The United Nations’ Intergovernmental Panel on Climate Change (IPCC) released a report finding that the world has 12 years to cut global carbon emissions in half in order to prevent catastrophe. And the Fourth National Climate Assessment, released by the Trump Administration the day after Thanksgiving in an apparent effort to reduce news coverage, paints an alarming picture of current and future economic and humanitarian harm to Americans unless the US and nations worldwide transition off of fossil fuels very quickly. The “Clean Energy DC Omnibus Act of 2018,” or “Clean Energy DC Act,” is seen as the District’s answer to these reports. It takes a comprehensive approach to reducing carbon emissions, cutting greenhouse gas emissions nearly in half  by 2032.

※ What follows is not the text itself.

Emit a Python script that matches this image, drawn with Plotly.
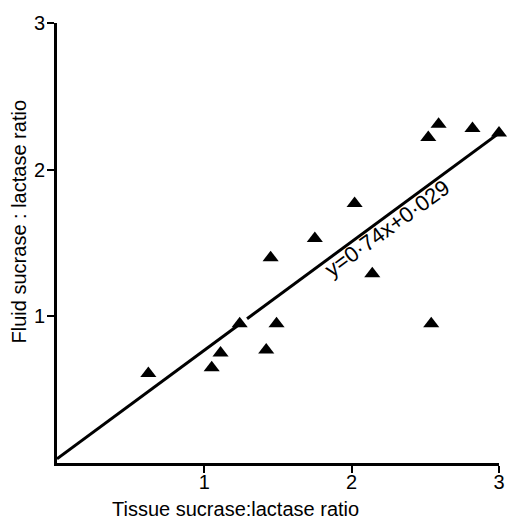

The “Clean Energy DC Act” strengthens the District’s renewable electricity requirement to 100 percent by 2032 through the Renewable Portfolio Standard. This would put DC on the fastest timeline to 100 percent clean electricity among states in the country — California recently passed a bill for 100 percent carbon-free electricity by 2045.

It also creates groundbreaking efficiency standards for existing buildings, and funds local programs to assist low-income residents as the city transitions to more sustainable clean energy systems.

In addition, this legislation takes aim at emissions from home heating and transportation. It would scale up an existing utility fee called the Sustainable Energy Trust Fund (SETF), which would raise tens of millions of dollars to finance renewable energy and energy efficiency projects and provide assistance to low-income DC residents.  It would also adjust the vehicle excise tax to incentivize clean cars and make owning dirty vehicles more expensive. The legislation also authorizes the District to put a price on transportation fuels if Virginia and Maryland commit to the same.

This bill is supported by the “DC Climate Coalition,” which is comprised of more than 110 environmental and justice advocacy organizations, faith groups, unions, consumer advocacy organizations, D.C. businesses, and more.